Ci parla dell’evento che si terrà il 30 novembre
Nell’ambito delle iniziative dedicate alla Giornata internazionale per l’eliminazione della violenza contro le Donne, la nostra legale ha organizzato questo evento online in cui saranno presenti Valeria Valente, avvocato, senatrice, presidente della Commissione parlamentare d’inchiesta sul femminicidio nonché su ogni forma di violenza di genere; Marco Imperato, Procuratore presso la Procura del Tribunale di Bologna; Carmen la Rocca, Responsabile del Centro Antiviolenza PerLeDonne; Umberto Coli Associazione Senza Violenza di Bologna e un rappresentante del Collettivo maschile Oltreadamo di Imola.
Lunedì 30 novembre, alle ore 18.00, l’Associazione e Centro Antiviolenza PerLeDonne si fa promotrice del dibattito/incontro “VOCI A TUTELA DELLE DONNE: DAI CENTRI ANTIVIOLENZA AL CODICE ROSSO – PARADIGMI DI UN PERCORSO”.
Carmen La Rocca interverrà per parlare delle tecniche di prevenzione del rischio. Esistono infatti degli screening in grado di rilevare il livello di rischio e di recidiva, che hanno una percentuale di precisione molto alta.
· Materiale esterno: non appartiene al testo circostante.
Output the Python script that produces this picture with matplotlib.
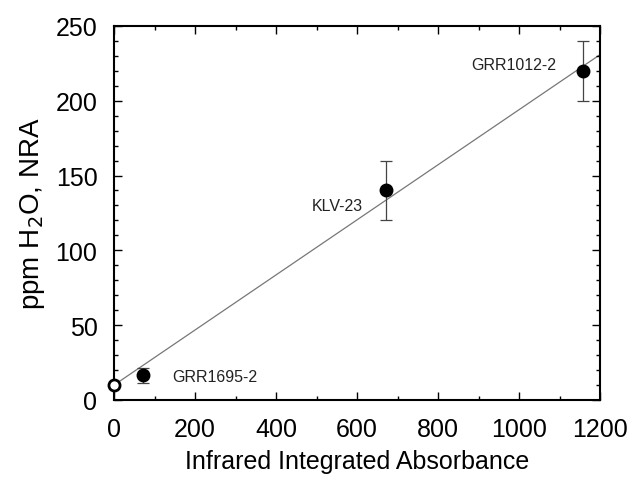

Il centro di Imola utilizza perlopiù il metodo “Sara”.
Tramite questi screening, è possibile valutare se e quanto un uomo che ha usato violenza contro la propria partner o ex partner sia a rischio di usare nuovamente, nel breve e bel lungo termine, violenza contro la propria donna.
L’auspicio è che questa tecnica di prevenzione del rischio possa essere utilizzata anche dalle forze dell’ordine, nei tribunali e da tutti quelli che si occupano di violenza di genere.